Charts and diagrams as code:
>> begin

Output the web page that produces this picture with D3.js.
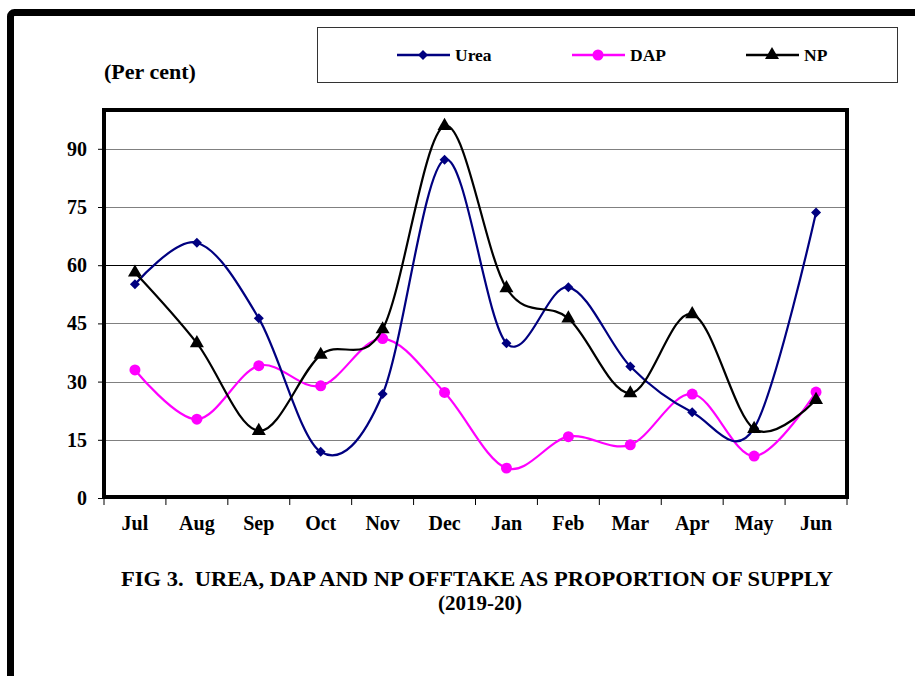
<!DOCTYPE html>
<html><head><meta charset="utf-8">
<script src="https://cdn.jsdelivr.net/npm/d3@7"></script>
<style>
body{margin:0;background:#fff;}
svg text{font-family:"Liberation Serif","Times New Roman","DejaVu Serif",serif !important;font-weight:bold;fill:#000;}
</style></head>
<body><svg id="c" width="915" height="676"></svg>
<script>
const months = ["Jul","Aug","Sep","Oct","Nov","Dec","Jan","Feb","Mar","Apr","May","Jun"];
const urea = [55.1,65.8,46.3,11.9,26.8,87.2,39.9,54.3,33.9,22.1,18.0,73.6];
const dap  = [33.0,20.3,34.1,28.9,41.1,27.2,7.7,15.8,13.7,26.8,10.8,27.3];
const np   = [58.1,39.9,17.3,36.9,43.5,95.9,54.1,46.3,27.0,47.4,17.8,25.3];
const yTicks = [0,15,30,45,60,75,90];
const seriesNames = ["Urea","DAP","NP"];
const FONT = "'Liberation Serif','Times New Roman','DejaVu Serif',serif";

const svg = d3.select("#c");
// outer frame
svg.append("rect").attr("x",10.5).attr("y",12.5).attr("width",960).attr("height",720)
  .attr("rx",4).attr("fill","none").attr("stroke","#000").attr("stroke-width",7);

const L=104,R=847,T=110,B=498;
const x = d3.scaleBand().domain(months).range([L,R]);
const y = d3.scaleLinear().domain([0,100]).range([B,T]);

// gridlines
svg.append("g").selectAll("line").data(yTicks.filter(d=>d>0)).join("line")
  .attr("x1",L).attr("x2",R).attr("y1",d=>Math.round(y(d))+0.5).attr("y2",d=>Math.round(y(d))+0.5)
  .attr("stroke",d=>d===60?"#000":"#808080").attr("stroke-width",1);

// y axis
const ya = svg.append("g").attr("transform",`translate(${L},0)`)
  .call(d3.axisLeft(y).tickValues(yTicks).tickSize(6).tickPadding(11));
ya.attr("font-family",FONT);
ya.select(".domain").remove();
ya.selectAll("text").attr("font-family",FONT).style("font-size","20px").style("font-weight","bold");
ya.selectAll("line").attr("stroke","#000");

// x axis ticks at band boundaries
const bounds = months.map(m=>x(m)).concat([R]);
svg.append("g").selectAll("line").data(bounds).join("line")
  .attr("x1",d=>d).attr("x2",d=>d).attr("y1",B).attr("y2",B+7).attr("stroke","#000");
svg.append("g").selectAll("text").data(months).join("text")
  .attr("x",d=>x(d)+x.bandwidth()/2).attr("y",530).attr("text-anchor","middle")
  .attr("font-family",FONT).style("font-size","20px").text(d=>d);

// plot frame
svg.append("rect").attr("x",L).attr("y",T).attr("width",R-L).attr("height",B-T-1)
  .attr("fill","none").attr("stroke","#000").attr("stroke-width",4);

const line = d3.line().x((d,i)=>x(months[i])+x.bandwidth()/2).y(d=>y(d)).curve(d3.curveCardinal.tension(0));
const cfg = [
  {data:urea,color:"#000080",shape:d3.symbolSquare,size:50,rot:45},
  {data:dap,color:"#FF00FF",shape:d3.symbolCircle,size:95,rot:0},
  {data:np,color:"#000000",shape:d3.symbolTriangle,size:85,rot:0}
];
// draw order: DAP, Urea, NP
[1,0,2].forEach(k=>{
  const c=cfg[k];
  svg.append("path").datum(c.data).attr("d",line).attr("fill","none").attr("stroke",c.color).attr("stroke-width",2.2);
  svg.append("g").selectAll("path").data(c.data).join("path")
    .attr("d",d3.symbol().type(c.shape).size(c.size))
    .attr("transform",(d,i)=>`translate(${x(months[i])+x.bandwidth()/2},${y(d)}) rotate(${c.rot})`)
    .attr("fill",c.color);
});

// legend
svg.append("rect").attr("x",317.5).attr("y",27.5).attr("width",580).attr("height",55)
  .attr("fill","#fff").attr("stroke","#333").attr("stroke-width",1);
const lx=[397,572,746];
cfg.forEach((c,i)=>{
  svg.append("line").attr("x1",lx[i]).attr("x2",lx[i]+53).attr("y1",55).attr("y2",55).attr("stroke",c.color).attr("stroke-width",2.5);
  svg.append("path").attr("d",d3.symbol().type(c.shape).size(c.size)).attr("transform",`translate(${lx[i]+26},55) rotate(${c.rot})`).attr("fill",c.color);
  svg.append("text").attr("x",lx[i]+58).attr("y",61).attr("font-family",FONT).style("font-size","17.5px").text(seriesNames[i]);
});

svg.append("text").attr("x",104).attr("y",79).attr("font-family",FONT).style("font-size","22px").text("(Per cent)");

svg.append("text").attr("x",477).attr("y",586).attr("text-anchor","middle").attr("font-family",FONT).style("font-size","21px")
  .attr("textLength",712).attr("lengthAdjust","spacingAndGlyphs")
  .attr("xml:space","preserve").style("white-space","pre").text("FIG 3.  UREA, DAP AND NP OFFTAKE AS PROPORTION OF SUPPLY");
svg.append("text").attr("x",480).attr("y",610).attr("text-anchor","middle").attr("font-family",FONT).style("font-size","21px").text("(2019-20)");
</script></body></html>
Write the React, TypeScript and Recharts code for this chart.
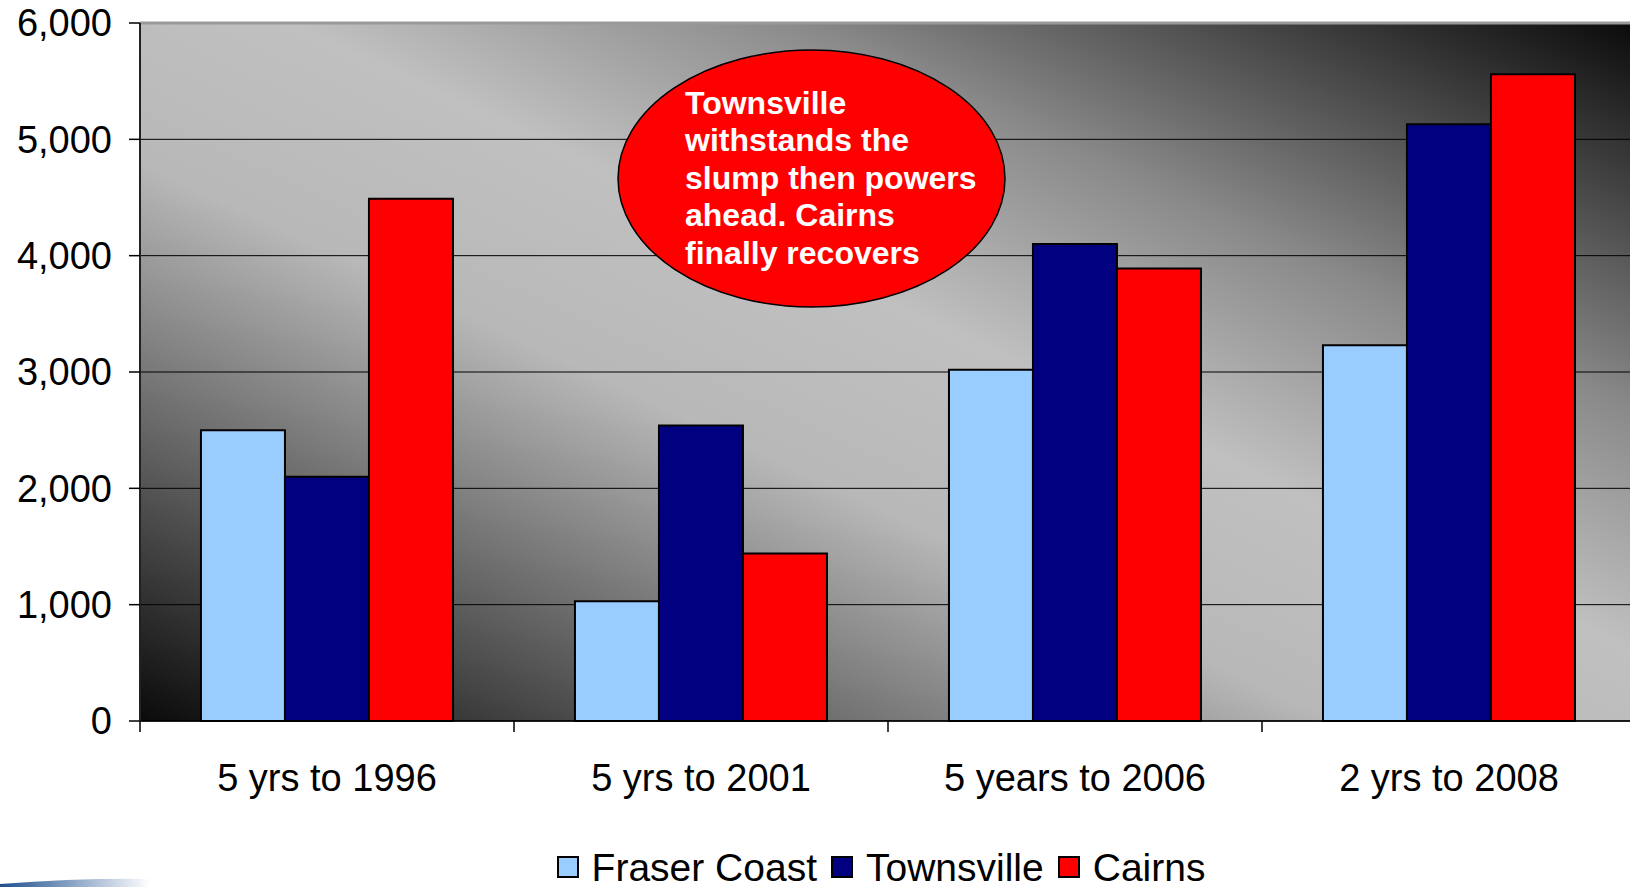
import { Bar, BarChart, CartesianGrid, Legend, ReferenceLine, XAxis, YAxis } from "recharts";

const periods = ["5 yrs to 1996", "5 yrs to 2001", "5 years to 2006", "2 yrs to 2008"];
const fraserCoast = [2500, 1030, 3020, 3230];
const townsville = [2100, 2540, 4100, 5130];
const cairns = [4490, 1440, 3890, 5560];
const yTicks = [0, 1000, 2000, 3000, 4000, 5000, 6000];

const series = [
  { key: "fraser", name: "Fraser Coast", color: "#99ccff" },
  { key: "townsville", name: "Townsville", color: "#000080" },
  { key: "cairns", name: "Cairns", color: "#ff0000" },
];

const data = periods.map((period, i) => ({
  period,
  fraser: fraserCoast[i],
  townsville: townsville[i],
  cairns: cairns[i],
}));

const CHART_W = 1640;
const CHART_H = 887;
const PLOT_LEFT = 140;
const PLOT_RIGHT = 1636;
const band = (PLOT_RIGHT - PLOT_LEFT) / periods.length;
const font = "'Liberation Sans', Arial, sans-serif";

function PeriodTick(props: any) {
  const { x, y, payload } = props;
  return (
    <g>
      <line x1={x - band / 2} x2={x - band / 2} y1={y - 11} y2={y} stroke="#000" strokeWidth={1.5} />
      <text x={x} y={y + 59} textAnchor="middle" fontSize={38} fill="#000" fontFamily={font}>
        {payload.value}
      </text>
    </g>
  );
}

function LegendBox() {
  return (
    <div
      style={{
        height: 66,
        display: "flex",
        justifyContent: "center",
        alignItems: "center",
        paddingTop: 26,
        boxSizing: "border-box",
        fontFamily: font,
        fontSize: 39,
        lineHeight: 1,
        color: "#000",
      }}
    >
      {series.map((s) => (
        <span key={s.key} style={{ display: "flex", alignItems: "center", marginRight: 14 }}>
          <span
            style={{
              width: 18,
              height: 18,
              background: s.color,
              border: "2.5px solid #000",
              marginRight: 13,
              display: "inline-block",
            }}
          />
          {s.name}
        </span>
      ))}
    </div>
  );
}

export default function App() {
  return (
    <div
      style={{
        position: "absolute",
        left: 0,
        top: 0,
        width: 1630,
        height: 887,
        overflow: "hidden",
        background: "#fff",
        fontFamily: font,
      }}
    >
      <BarChart
        width={CHART_W}
        height={CHART_H}
        data={data}
        margin={{ top: 23, right: CHART_W - PLOT_RIGHT, bottom: 0, left: 0 }}
        barCategoryGap="16.3%"
        barGap={0}
      >
        <defs>
          <linearGradient id="plotBg" x1="0" y1="1" x2="1" y2="0">
            <stop offset="0%" stopColor="#0a0a0a" />
            <stop offset="22%" stopColor="#6a6a6a" />
            <stop offset="40%" stopColor="#b8b8b8" />
            <stop offset="55%" stopColor="#c0c0c0" />
            <stop offset="72%" stopColor="#8a8a8a" />
            <stop offset="100%" stopColor="#0a0a0a" />
          </linearGradient>
        </defs>
        <CartesianGrid vertical={false} stroke="#000" strokeWidth={1} fill="url(#plotBg)" fillOpacity={1} />
        <XAxis
          dataKey="period"
          height={100}
          tickSize={11}
          tickMargin={0}
          tickLine={false}
          axisLine={{ stroke: "#000", strokeWidth: 1.5 }}
          tick={<PeriodTick />}
          interval={0}
        />
        <YAxis
          width={PLOT_LEFT}
          domain={[0, 6000]}
          ticks={yTicks}
          tickSize={11}
          tickMargin={17}
          tickFormatter={(v: number) => v.toLocaleString("en-US")}
          tick={{ fontSize: 38, fill: "#000", fontFamily: font }}
          tickLine={{ stroke: "#000", strokeWidth: 1.5 }}
          axisLine={{ stroke: "#222", strokeWidth: 2 }}
        />
        <ReferenceLine y={6000} stroke="#9a9a9a" strokeWidth={3} />
        <Legend
          verticalAlign="bottom"
          content={<LegendBox />}
          wrapperStyle={{ left: PLOT_LEFT, width: PLOT_RIGHT - PLOT_LEFT }}
        />
        {series.map((s) => (
          <Bar
            key={s.key}
            dataKey={s.key}
            name={s.name}
            fill={s.color}
            stroke="#000"
            strokeWidth={2}
            isAnimationActive={false}
          />
        ))}
      </BarChart>
      <svg
        width={1630}
        height={887}
        style={{ position: "absolute", left: 0, top: 0, pointerEvents: "none" }}
      >
        <ellipse cx={811.5} cy={178.5} rx={193.5} ry={128.5} fill="#ff0000" stroke="#000" strokeWidth={1.5} />
        <text x={685} fill="#fff" fontSize={32} fontWeight="bold" fontFamily={font}>
          <tspan x={685} y={114}>Townsville</tspan>
          <tspan x={685} y={151}>withstands the</tspan>
          <tspan x={685} y={189}>slump then powers</tspan>
          <tspan x={685} y={226}>ahead. Cairns</tspan>
          <tspan x={685} y={264}>finally recovers</tspan>
        </text>
        <defs>
          <linearGradient id="swoosh" x1="0" y1="0" x2="1" y2="0">
            <stop offset="0%" stopColor="#1f4f8f" />
            <stop offset="100%" stopColor="#1f4f8f" stopOpacity={0} />
          </linearGradient>
        </defs>
        <path d="M0 884 Q 80 878 150 879 L 150 887 L 0 887 Z" fill="url(#swoosh)" />
      </svg>
    </div>
  );
}
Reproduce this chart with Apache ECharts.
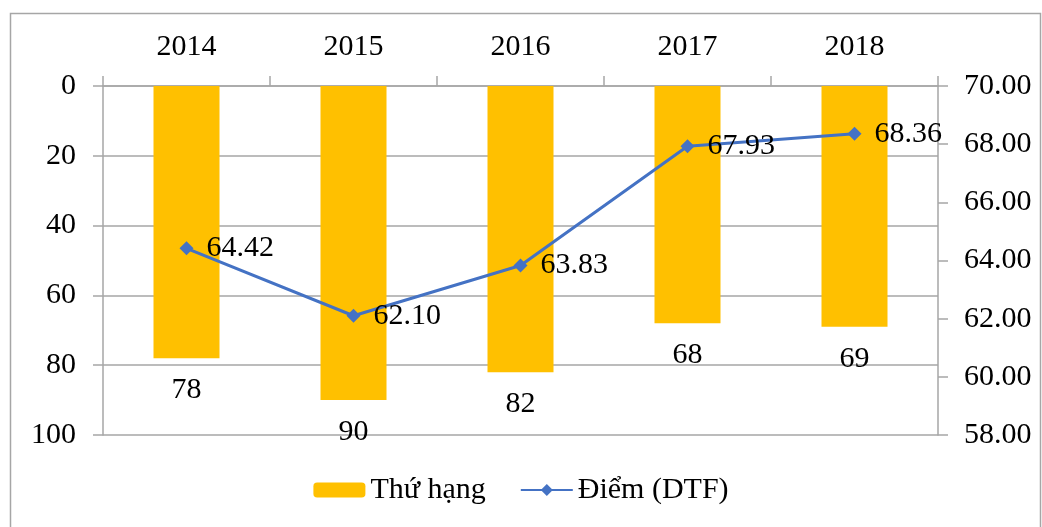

>> end

# [Exercise brief]
Please take the lines from the beginning of the data above through the line holding "const y = d3.scaleLinear().domain([0,100]).range([B,T]);" and transcribe them exactly, without any pictures.

# [Solution]
Output the web page that produces this picture with D3.js.
<!DOCTYPE html>
<html><head><meta charset="utf-8">
<script src="https://cdn.jsdelivr.net/npm/d3@7"></script>
<style>
body{margin:0;background:#fff;}
svg text{font-family:"Liberation Serif","Times New Roman","DejaVu Serif",serif !important;font-weight:bold;fill:#000;}
</style></head>
<body><svg id="c" width="915" height="676"></svg>
<script>
const months = ["Jul","Aug","Sep","Oct","Nov","Dec","Jan","Feb","Mar","Apr","May","Jun"];
const urea = [55.1,65.8,46.3,11.9,26.8,87.2,39.9,54.3,33.9,22.1,18.0,73.6];
const dap  = [33.0,20.3,34.1,28.9,41.1,27.2,7.7,15.8,13.7,26.8,10.8,27.3];
const np   = [58.1,39.9,17.3,36.9,43.5,95.9,54.1,46.3,27.0,47.4,17.8,25.3];
const yTicks = [0,15,30,45,60,75,90];
const seriesNames = ["Urea","DAP","NP"];
const FONT = "'Liberation Serif','Times New Roman','DejaVu Serif',serif";

const svg = d3.select("#c");
// outer frame
svg.append("rect").attr("x",10.5).attr("y",12.5).attr("width",960).attr("height",720)
  .attr("rx",4).attr("fill","none").attr("stroke","#000").attr("stroke-width",7);

const L=104,R=847,T=110,B=498;
const x = d3.scaleBand().domain(months).range([L,R]);
const y = d3.scaleLinear().domain([0,100]).range([B,T]);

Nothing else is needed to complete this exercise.